Every so often you visit a place that blows you away.

It fills your mind with joy and wonderment and you cannot stop staring, exploring and soaking up the atmosphere.

One such place is the temple of Ta Prohm in Cambodia.

Cambodia is awash with beautiful temples from a bygone era. They litter the countryside in different states of ruin.
The more charming ones are those that were lost and re-discovered after years of abuse from Mother Nature.

Nature clawing her way back and re-taking the land she once occupied with dense forest.

Temple surrounded by large trees that have roots thicker than a man's torso wrestling through stone work distorting the buildings and the very foundations that they sit on.

There is something truly magnificent about seeing the slow power of nature that has inch by inch moved giants of stone and rock and created  a ruin that has such a strong character that it almost blows you away.

Ta Prohm is a short cycle ride or tuk tuk from the more famous Angkor Wat. A younger generation will know this temple from the Lara Croft Tomb raider films of the early 2000s.
A lot of jungle and temple scenes were filmed here in the heat and humidity of Cambodia.

I arrived in a tuk tuk from Siem Reap. Siem Reap is a brilliant city and gateway to the Angkor Archaeological park where you can visit numerous temples and send weeks upon weeks there and still not see it all.

I stepped off the tuk tuk and instantly thought I was gong to regret my visit here.
There were hundreds of Japanese tourists all over the place. All had masks on and many wore white gloves and matching baseball caps.
They all followed someone with a large pole with a red flag on it.

They were like a swarm of insects with cameras.
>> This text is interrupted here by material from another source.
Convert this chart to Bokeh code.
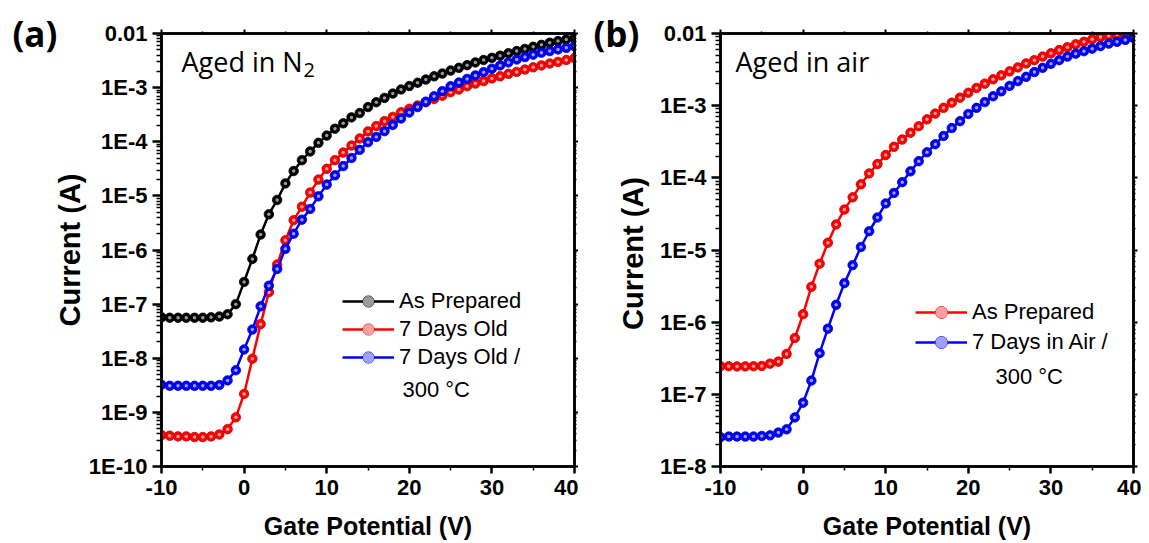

They would descend on an area and click away before disappearing off to another area.
Then they all suddenly vanished.

They only came to see the famous part of a tree where the roots and the tree itself had grown through the entire wall.
They clicked away behind the security rope and then disappeared off to another temple.
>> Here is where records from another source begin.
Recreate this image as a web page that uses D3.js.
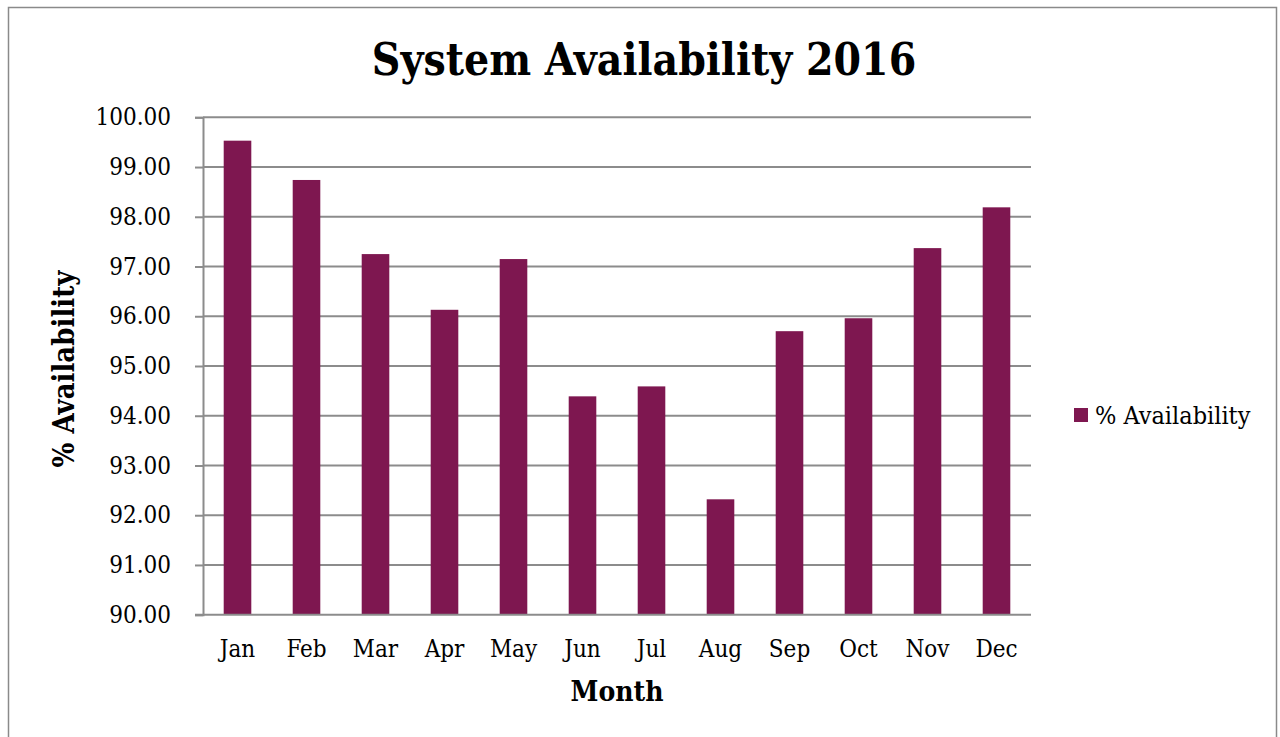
<!DOCTYPE html>
<html>
<head>
<meta charset="utf-8">
<script src="https://cdn.jsdelivr.net/npm/d3@7"></script>
<style>
  body { margin: 0; background: #fff; }
  svg { display: block; font-family: "DejaVu Serif", serif; }
</style>
</head>
<body>
<div id="chart"></div>
<script>
const months = ["Jan", "Feb", "Mar", "Apr", "May", "Jun", "Jul", "Aug", "Sep", "Oct", "Nov", "Dec"];
const availability = [99.53, 98.74, 97.25, 96.13, 97.15, 94.39, 94.59, 92.32, 95.70, 95.96, 97.37, 98.19];
const yTicks = [90, 91, 92, 93, 94, 95, 96, 97, 98, 99, 100];
const seriesName = "% Availability";

const dataset = months.map((m, i) => ({ month: m, value: availability[i] }));

const w = 1280;
const h = 737;
const plotLeft = 203, plotRight = 1031, plotTop = 117.3, plotBottom = 614.7;
const fontFam = "DejaVu Serif Condensed, DejaVu Serif, serif";

const svg = d3.select("#chart")
  .append("svg")
  .attr("width", w)
  .attr("height", h)
  .style("font-family", fontFam);

// outer frame
svg.append("rect")
  .attr("x", 8.5).attr("y", 7.5)
  .attr("width", 1268).attr("height", 740)
  .attr("fill", "none")
  .attr("stroke", "#8a8a8a")
  .attr("stroke-width", 1.5);

const xScale = d3.scaleBand()
  .domain(months)
  .range([plotLeft, plotRight])
  .paddingInner(0.6)
  .paddingOuter(0.3);

const yScale = d3.scaleLinear()
  .domain([90, 100])
  .range([plotBottom, plotTop]);

// gridlines
svg.append("g")
  .selectAll("line")
  .data(yTicks.filter(d => d > 90))
  .enter()
  .append("line")
  .attr("x1", plotLeft)
  .attr("x2", plotRight)
  .attr("y1", d => yScale(d))
  .attr("y2", d => yScale(d))
  .attr("stroke", "#8c8c8c")
  .attr("stroke-width", 2);

svg.selectAll("rect.bar")
  .data(dataset)
  .enter()
  .append("rect")
  .attr("class", "bar")
  .attr("x", d => xScale(d.month))
  .attr("y", d => yScale(d.value))
  .attr("width", xScale.bandwidth())
  .attr("height", d => yScale(90) - yScale(d.value))
  .attr("fill", "#7e1750");

const yAxis = d3.axisLeft(yScale)
  .tickValues(yTicks)
  .tickFormat(d3.format(".2f"))
  .tickSizeOuter(0)
  .tickSize(8)
  .tickPadding(24);

const gy = svg.append("g")
  .attr("transform", "translate(" + plotLeft + ",0)")
  .call(yAxis);
gy.select(".domain").attr("stroke", "#8c8c8c").attr("stroke-width", 2);
gy.selectAll(".tick line").attr("stroke", "#8c8c8c").attr("stroke-width", 2);
gy.selectAll(".tick text")
  .attr("font-size", 24)
  .attr("fill", "#000")
  .attr("font-family", fontFam);

const xAxis = d3.axisBottom(xScale)
  .tickSize(0)
  .tickSizeOuter(0)
  .tickPadding(25);

const gx = svg.append("g")
  .attr("transform", "translate(0," + plotBottom + ")")
  .call(xAxis);
gx.select(".domain").attr("stroke", "#8c8c8c").attr("stroke-width", 2)
  .attr("d", "M" + (plotLeft - 8) + ",0H" + plotRight);
gx.selectAll(".tick text")
  .attr("font-size", 24)
  .attr("fill", "#000")
  .attr("font-family", fontFam);

// title
svg.append("text")
  .attr("x", 644)
  .attr("y", 75)
  .attr("text-anchor", "middle")
  .attr("font-size", 44)
  .attr("font-weight", "bold")
  .text("System Availability 2016");

// axis titles
svg.append("text")
  .attr("x", 617)
  .attr("y", 701)
  .attr("text-anchor", "middle")
  .attr("font-size", 28)
  .attr("font-weight", "bold")
  .text("Month");

svg.append("text")
  .attr("transform", "translate(74,369) rotate(-90)")
  .attr("text-anchor", "middle")
  .attr("font-size", 29)
  .attr("font-weight", "bold")
  .text("% Availability");

// legend
const legend = svg.append("g")
  .attr("transform", "translate(1074,408)");
legend.append("rect")
  .attr("width", 14)
  .attr("height", 14)
  .attr("fill", "#7e1750");
legend.append("text")
  .attr("x", 21)
  .attr("y", 16)
  .attr("font-size", 25)
  .text(seriesName);
</script>
</body>
</html>
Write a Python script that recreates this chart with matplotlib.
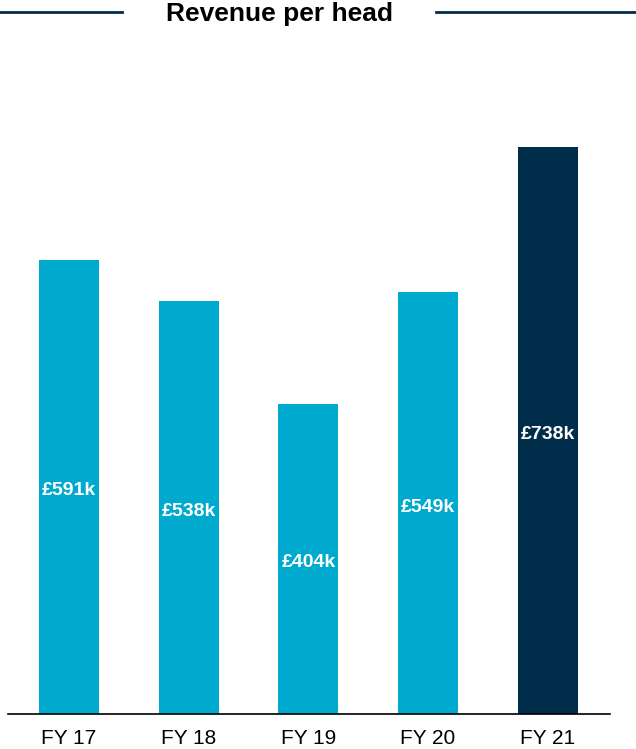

Thus they left me all alone staring at this fantastic jungle ruin.


I almost had the place to myself; when I wandered round a corner I definitely did have it all to my lonesome.

I was in my element.
Because at the far reaches of this temple there are no rope barriers and the place is one massive climbing frame of exploration.

It was probably wrong of me to clamber over tumbled stones and giant roots penetrating the ground and making once straight walls look rippled. But I could not resist as I leaped from large boulder to boulder.
I stepped up on to ledges and peered through windows into the gloom.
Roots, branches and moss covered stones bigger then my house and Ii was in my element.
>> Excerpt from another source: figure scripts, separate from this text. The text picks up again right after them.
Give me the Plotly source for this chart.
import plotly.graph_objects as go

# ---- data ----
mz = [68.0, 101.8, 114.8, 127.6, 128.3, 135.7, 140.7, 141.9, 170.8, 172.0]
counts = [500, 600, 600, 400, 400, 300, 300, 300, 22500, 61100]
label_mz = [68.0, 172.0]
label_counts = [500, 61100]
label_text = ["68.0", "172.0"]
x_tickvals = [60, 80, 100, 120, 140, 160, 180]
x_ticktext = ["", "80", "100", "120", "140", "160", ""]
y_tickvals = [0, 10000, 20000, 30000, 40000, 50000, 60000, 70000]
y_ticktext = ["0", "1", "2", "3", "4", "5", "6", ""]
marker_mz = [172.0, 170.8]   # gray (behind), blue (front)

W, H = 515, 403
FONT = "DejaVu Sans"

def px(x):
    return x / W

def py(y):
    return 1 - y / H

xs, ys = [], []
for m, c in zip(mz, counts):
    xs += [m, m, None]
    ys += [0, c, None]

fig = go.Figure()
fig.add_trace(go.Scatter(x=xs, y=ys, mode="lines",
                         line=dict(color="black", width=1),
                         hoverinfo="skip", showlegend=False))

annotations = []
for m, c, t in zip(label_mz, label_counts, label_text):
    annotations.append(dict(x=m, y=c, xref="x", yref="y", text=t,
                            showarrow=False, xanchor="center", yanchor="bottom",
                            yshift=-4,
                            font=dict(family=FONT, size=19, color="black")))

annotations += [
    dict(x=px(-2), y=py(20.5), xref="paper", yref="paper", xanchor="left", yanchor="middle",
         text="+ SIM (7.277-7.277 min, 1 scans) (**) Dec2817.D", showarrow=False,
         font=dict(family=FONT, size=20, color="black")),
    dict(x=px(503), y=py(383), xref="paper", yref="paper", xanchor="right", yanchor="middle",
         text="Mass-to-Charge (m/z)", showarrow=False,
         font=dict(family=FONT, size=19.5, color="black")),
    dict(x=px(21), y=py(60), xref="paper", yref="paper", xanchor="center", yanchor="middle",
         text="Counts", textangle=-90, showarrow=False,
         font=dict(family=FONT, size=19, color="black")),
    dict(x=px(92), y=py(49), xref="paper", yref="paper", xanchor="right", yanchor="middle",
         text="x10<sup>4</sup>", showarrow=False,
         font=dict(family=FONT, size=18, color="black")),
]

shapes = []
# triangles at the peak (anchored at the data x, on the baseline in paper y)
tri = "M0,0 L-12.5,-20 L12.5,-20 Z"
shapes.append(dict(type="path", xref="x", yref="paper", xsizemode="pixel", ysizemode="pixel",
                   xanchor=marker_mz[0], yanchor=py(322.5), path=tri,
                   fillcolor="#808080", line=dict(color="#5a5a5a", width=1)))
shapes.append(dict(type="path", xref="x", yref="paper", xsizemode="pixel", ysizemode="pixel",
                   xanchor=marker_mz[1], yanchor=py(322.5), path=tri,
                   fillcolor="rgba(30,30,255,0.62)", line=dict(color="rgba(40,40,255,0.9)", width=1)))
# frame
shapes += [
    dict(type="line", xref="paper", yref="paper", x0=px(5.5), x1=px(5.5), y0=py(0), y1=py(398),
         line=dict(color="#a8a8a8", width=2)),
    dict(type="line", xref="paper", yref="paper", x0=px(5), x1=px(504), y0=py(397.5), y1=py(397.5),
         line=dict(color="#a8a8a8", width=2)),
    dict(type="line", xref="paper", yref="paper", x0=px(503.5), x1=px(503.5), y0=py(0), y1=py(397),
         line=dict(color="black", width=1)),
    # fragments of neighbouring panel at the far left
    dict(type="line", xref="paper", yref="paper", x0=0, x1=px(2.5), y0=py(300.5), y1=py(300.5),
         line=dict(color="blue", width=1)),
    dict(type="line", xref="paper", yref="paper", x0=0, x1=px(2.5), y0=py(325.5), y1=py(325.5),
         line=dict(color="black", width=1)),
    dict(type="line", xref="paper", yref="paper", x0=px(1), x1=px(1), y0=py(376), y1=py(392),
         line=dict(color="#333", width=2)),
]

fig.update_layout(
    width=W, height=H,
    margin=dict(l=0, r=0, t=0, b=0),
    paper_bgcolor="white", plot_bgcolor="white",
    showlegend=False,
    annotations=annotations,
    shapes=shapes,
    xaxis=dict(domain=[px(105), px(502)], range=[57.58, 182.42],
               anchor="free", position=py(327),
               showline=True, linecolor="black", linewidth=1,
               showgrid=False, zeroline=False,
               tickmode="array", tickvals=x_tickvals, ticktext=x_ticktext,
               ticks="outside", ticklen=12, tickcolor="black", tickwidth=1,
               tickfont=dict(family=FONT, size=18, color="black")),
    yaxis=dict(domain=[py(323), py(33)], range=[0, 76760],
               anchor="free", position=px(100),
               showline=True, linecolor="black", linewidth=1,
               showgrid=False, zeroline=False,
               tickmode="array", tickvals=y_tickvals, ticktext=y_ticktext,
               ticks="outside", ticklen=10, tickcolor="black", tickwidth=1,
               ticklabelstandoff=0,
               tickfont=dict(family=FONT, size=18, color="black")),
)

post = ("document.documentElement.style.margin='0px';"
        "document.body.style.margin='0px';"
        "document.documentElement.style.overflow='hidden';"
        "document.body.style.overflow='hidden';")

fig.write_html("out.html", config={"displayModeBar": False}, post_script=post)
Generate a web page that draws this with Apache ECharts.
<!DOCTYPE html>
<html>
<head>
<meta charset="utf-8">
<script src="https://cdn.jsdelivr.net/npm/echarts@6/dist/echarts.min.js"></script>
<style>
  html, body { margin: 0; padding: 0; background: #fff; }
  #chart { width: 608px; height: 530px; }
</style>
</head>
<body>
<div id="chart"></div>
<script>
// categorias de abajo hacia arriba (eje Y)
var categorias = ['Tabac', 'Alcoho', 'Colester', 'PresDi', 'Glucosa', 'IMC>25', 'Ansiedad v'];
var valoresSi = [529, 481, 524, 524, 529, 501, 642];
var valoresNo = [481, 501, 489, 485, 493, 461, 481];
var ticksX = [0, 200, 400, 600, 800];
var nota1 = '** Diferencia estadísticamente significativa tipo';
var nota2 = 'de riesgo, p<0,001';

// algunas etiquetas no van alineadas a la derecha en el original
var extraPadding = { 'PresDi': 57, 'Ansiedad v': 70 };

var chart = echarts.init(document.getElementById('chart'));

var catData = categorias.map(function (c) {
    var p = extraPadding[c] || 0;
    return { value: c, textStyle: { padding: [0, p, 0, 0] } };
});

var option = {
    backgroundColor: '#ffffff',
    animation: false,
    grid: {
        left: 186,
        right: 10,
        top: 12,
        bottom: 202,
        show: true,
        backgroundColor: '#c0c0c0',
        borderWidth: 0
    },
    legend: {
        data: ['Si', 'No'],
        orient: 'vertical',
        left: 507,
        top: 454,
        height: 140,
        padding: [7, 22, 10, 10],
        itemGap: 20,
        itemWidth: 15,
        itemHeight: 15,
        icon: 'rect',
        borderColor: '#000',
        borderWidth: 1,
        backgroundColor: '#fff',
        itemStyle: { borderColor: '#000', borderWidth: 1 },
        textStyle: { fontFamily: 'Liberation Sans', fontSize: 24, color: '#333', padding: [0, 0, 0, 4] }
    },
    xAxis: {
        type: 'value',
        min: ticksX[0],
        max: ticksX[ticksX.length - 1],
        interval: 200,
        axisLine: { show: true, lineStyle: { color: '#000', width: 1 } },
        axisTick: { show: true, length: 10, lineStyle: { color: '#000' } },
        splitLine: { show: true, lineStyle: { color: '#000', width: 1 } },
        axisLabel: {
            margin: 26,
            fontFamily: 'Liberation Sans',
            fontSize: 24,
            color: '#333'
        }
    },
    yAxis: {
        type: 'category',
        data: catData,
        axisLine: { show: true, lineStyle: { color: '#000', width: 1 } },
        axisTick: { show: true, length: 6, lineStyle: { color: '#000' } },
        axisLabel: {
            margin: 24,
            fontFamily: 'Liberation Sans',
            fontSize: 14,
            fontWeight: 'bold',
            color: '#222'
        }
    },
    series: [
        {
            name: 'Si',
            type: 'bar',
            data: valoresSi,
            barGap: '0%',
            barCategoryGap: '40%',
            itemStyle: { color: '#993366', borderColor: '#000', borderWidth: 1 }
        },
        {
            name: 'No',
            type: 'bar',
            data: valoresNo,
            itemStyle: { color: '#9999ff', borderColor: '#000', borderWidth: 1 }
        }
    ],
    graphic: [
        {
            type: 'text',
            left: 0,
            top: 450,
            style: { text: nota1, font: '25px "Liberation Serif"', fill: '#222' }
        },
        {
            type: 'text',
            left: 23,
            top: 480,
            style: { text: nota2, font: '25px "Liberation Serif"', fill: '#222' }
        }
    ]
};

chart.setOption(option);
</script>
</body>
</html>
To me this was bliss. Here I was thousands of miles from home in a land where people smile and the sun beat down. Not only that but I was inside a world heritage monument and one I just did not want to leave.


I had t touch and feel the rocks, stones and roots. I needed to feel it tangibly with my fingers and feel part of the place.

This has been here for a long time, and will out live me. I was but a millisecond of its history but I wanted to saver it. Ta Prohm may see thousands of people a year and she may never remember me but I will never forget her and I wanted as much of her as I could greedily swallow up.

Ta Prohm was largely built in the late 12th and early 13th centuries and was originally called Rajavihara. She became a world heritage site as listed by UNESCO in 1992.

I looked at the stone and wondered how on Earth they built this back all those years a. The labour, power and effort must have been out of this world.

The jungle may be claiming her back but it is carefully managed and kept looking as it is for tourists who flock here and make it almost as visited as Angkor Wat.

My time was coming to an end here. I clambered round one last time taking in all I could muster. At one point I held a rock that had fallen from a wall. 
In the palm of my hand sat a piece of history and a piece of a monument that will fill my dreams for years to come.

I placed the rock down and walked off. Before jumping back into a tuk tuk I turned to gaze at her once more.
The sun was setting and the jungle gloom surrounding the temple.

One day I will see you again I thought as I put putted away, the tuk tuk belching out black smoke and ruining the tranquility!